Escuchar la voz de Abelardo me emociona y estremece. Vienen a mi memoria distintos momentos en los que en mi adolescencia y juventud escuchaba hablar a Abe. Recuerdo su gran fortaleza, hablando desde el corazón, con una gran convicción, porque sus palabras —llenas de fuerza y energía— transmitían su propia vida, la de un laico comprometido entregado a los jóvenes.
La fuerza de sus palabras, el humor a través de sus chistes y sus canciones características, nos han estimulado y estimulan hoy también a vivir la vida con coherencia, como laicos en el mundo, con la certeza de sabernos amados por Dios y nuestra Madre.
Su gran ardor nos impulsa y lanza a la acción para que todos los hombres se acerquen a Dios a través de la oración. Nos anima a bucear en Dios y así encontrar la paz que estamos buscando. Nos invita a ponernos delante del sagrario para meternos en Dios, transformarnos en él, como hizo María, y llevar este gran amor a todos los hombres.
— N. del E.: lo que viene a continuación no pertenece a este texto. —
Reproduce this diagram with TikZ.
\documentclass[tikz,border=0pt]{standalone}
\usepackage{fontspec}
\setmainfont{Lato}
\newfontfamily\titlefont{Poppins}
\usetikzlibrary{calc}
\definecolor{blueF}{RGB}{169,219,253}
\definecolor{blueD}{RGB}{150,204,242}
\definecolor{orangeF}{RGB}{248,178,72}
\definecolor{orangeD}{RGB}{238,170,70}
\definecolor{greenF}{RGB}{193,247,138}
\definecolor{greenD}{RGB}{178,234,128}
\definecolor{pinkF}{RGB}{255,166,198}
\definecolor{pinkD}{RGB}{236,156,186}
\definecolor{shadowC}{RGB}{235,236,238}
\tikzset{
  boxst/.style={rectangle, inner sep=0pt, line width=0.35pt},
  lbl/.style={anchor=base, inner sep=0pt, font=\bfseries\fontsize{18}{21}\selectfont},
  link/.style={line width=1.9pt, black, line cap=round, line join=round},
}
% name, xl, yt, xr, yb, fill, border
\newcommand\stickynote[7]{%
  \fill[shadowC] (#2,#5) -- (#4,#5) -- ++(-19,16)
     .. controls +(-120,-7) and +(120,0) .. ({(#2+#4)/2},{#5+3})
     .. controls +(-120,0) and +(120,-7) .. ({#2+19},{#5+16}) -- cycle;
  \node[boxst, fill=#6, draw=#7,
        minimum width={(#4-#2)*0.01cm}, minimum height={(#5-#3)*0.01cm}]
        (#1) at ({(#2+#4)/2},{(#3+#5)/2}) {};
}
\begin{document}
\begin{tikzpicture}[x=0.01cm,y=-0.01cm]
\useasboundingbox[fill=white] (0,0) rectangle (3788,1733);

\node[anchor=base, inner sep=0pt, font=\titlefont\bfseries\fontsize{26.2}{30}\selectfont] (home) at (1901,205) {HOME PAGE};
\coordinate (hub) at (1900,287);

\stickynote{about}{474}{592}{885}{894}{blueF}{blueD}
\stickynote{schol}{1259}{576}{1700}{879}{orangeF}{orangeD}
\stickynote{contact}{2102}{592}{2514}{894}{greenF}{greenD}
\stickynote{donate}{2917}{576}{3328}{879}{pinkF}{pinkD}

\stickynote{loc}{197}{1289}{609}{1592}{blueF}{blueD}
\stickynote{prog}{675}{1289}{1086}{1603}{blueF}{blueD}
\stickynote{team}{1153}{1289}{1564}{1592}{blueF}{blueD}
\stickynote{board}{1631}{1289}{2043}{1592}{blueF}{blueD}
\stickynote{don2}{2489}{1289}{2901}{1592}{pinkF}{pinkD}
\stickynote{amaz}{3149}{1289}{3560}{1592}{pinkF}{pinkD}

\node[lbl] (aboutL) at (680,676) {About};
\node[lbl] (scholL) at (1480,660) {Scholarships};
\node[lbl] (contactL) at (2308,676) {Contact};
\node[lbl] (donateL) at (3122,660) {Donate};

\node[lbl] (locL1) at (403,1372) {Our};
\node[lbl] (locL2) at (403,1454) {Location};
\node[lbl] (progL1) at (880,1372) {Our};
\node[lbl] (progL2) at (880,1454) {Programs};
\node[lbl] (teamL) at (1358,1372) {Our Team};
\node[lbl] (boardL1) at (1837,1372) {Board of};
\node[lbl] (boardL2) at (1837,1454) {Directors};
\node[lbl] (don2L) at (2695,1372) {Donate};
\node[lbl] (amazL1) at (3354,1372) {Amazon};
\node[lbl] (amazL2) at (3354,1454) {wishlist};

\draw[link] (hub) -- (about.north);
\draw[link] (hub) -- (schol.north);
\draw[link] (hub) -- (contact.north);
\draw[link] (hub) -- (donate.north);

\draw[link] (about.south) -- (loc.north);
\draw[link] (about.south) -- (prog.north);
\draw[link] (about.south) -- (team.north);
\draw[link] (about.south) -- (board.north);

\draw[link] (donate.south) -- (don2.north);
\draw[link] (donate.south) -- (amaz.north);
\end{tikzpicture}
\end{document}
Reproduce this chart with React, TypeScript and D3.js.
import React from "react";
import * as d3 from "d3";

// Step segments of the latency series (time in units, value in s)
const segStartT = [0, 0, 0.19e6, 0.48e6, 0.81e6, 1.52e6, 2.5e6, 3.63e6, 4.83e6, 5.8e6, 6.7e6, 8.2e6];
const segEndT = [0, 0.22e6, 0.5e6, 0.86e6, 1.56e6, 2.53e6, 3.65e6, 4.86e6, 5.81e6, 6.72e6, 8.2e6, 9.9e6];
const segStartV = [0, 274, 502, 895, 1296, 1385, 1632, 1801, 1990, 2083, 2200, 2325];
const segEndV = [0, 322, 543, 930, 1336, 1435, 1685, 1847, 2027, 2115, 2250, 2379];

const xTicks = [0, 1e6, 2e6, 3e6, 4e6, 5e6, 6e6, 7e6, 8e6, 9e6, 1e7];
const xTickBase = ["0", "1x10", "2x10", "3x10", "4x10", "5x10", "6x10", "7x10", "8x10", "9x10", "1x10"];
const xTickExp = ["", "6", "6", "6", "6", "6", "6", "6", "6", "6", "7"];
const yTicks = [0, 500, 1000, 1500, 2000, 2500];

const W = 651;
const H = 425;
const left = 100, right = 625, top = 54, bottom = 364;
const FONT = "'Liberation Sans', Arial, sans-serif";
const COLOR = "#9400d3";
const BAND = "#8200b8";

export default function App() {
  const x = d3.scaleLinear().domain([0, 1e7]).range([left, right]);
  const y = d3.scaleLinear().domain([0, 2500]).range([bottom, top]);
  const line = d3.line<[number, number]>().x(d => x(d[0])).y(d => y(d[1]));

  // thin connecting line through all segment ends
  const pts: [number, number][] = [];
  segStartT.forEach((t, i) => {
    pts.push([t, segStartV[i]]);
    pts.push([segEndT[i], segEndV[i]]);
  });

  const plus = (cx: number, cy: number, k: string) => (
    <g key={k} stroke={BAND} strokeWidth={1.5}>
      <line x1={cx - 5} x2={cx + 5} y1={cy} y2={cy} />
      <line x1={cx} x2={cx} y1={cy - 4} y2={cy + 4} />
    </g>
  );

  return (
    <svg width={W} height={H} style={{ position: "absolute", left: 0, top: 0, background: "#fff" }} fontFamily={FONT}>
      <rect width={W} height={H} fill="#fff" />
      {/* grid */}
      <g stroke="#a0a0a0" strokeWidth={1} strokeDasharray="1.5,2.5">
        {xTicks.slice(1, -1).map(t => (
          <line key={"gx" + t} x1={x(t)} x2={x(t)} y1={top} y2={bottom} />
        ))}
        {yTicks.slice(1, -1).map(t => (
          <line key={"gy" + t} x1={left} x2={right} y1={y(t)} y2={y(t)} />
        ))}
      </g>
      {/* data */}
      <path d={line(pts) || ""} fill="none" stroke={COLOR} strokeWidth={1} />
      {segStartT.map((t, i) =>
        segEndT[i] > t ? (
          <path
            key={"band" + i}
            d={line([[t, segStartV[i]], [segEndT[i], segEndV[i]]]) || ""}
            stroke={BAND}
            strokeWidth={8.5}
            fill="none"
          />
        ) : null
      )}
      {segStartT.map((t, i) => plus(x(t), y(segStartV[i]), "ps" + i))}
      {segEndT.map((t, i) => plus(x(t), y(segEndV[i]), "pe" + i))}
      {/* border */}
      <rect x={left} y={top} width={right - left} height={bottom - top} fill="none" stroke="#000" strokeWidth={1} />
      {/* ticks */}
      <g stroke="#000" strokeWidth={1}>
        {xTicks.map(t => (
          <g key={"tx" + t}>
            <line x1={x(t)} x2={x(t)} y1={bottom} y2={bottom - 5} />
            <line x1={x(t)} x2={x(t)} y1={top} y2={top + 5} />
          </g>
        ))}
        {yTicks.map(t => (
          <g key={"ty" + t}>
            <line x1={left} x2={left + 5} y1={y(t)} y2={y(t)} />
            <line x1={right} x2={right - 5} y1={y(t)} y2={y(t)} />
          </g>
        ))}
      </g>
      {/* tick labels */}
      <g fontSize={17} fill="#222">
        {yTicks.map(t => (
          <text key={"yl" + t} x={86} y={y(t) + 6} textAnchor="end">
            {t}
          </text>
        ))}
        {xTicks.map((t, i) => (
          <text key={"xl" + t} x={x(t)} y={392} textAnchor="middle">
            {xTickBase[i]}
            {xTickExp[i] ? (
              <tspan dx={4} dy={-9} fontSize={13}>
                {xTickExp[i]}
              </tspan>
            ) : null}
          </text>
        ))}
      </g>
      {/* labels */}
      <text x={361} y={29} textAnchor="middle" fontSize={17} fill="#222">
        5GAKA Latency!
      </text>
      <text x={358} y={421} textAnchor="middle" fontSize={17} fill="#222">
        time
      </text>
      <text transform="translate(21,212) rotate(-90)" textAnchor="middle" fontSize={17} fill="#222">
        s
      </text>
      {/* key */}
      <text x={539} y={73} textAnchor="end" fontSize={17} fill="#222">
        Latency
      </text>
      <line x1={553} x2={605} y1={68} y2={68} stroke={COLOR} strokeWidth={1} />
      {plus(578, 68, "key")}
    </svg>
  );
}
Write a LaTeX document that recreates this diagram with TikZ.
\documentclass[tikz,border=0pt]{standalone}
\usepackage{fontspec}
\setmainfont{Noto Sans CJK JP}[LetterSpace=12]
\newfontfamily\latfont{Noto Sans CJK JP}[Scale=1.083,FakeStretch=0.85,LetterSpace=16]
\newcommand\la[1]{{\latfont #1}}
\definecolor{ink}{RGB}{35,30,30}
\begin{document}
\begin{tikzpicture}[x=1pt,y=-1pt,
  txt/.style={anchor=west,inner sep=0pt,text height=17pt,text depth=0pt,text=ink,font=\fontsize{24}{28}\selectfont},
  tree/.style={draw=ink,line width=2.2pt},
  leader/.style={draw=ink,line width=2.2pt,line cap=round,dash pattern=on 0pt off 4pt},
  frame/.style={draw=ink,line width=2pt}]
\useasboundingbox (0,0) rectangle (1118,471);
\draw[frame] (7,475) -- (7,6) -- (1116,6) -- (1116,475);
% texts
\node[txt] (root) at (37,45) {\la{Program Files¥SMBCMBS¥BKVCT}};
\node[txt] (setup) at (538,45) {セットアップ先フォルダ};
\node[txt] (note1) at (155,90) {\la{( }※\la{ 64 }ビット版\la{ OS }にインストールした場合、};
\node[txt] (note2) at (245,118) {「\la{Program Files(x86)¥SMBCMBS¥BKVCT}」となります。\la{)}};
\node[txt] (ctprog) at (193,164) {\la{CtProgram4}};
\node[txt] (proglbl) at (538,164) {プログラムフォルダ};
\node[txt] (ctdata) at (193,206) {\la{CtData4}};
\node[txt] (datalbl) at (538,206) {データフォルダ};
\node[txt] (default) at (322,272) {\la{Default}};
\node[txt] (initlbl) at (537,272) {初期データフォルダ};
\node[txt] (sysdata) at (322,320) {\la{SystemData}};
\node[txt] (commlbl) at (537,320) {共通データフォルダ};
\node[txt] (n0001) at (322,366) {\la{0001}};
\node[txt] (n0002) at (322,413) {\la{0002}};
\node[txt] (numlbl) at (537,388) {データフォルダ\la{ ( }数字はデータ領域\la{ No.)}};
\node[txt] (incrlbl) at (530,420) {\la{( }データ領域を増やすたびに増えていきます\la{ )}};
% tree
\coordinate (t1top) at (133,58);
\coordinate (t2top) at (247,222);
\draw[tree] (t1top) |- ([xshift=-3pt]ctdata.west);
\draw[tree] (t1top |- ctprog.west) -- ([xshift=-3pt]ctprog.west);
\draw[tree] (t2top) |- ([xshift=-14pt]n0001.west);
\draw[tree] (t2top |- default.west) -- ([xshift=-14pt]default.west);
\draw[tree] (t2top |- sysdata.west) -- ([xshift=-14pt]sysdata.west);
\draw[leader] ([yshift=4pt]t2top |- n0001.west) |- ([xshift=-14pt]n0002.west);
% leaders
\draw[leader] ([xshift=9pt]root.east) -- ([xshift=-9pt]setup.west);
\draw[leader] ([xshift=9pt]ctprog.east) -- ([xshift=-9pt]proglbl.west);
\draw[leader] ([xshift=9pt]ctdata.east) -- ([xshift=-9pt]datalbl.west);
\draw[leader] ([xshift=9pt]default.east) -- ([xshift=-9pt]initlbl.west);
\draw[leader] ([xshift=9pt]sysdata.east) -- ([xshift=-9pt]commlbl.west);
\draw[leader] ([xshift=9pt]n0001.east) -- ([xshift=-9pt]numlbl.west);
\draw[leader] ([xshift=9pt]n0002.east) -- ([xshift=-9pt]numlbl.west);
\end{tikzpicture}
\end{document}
Unido a estos recuerdos, se han grabado en mi memoria y en mi corazón la imagen de sus últimos años, en su silla de ruedas, con la mirada perdida, con las «manos vacías». Haciendo vida su propio legado: «subir bajando, presentarnos ante Dios con las manos vacías». Porque todo es obra de él, nosotros solo somos instrumentos.
Gracias Abe por tu vida, tu invitación a estar siempre a la escucha de la voluntad de Dios en la oración y en la entrega a los demás. Gracias por dejarnos este legado que nos impulsa a vivir plenamente aquí, de la mano de nuestra Madre (fíat-estar) y confiados en que un día nos encontraremos en el cielo.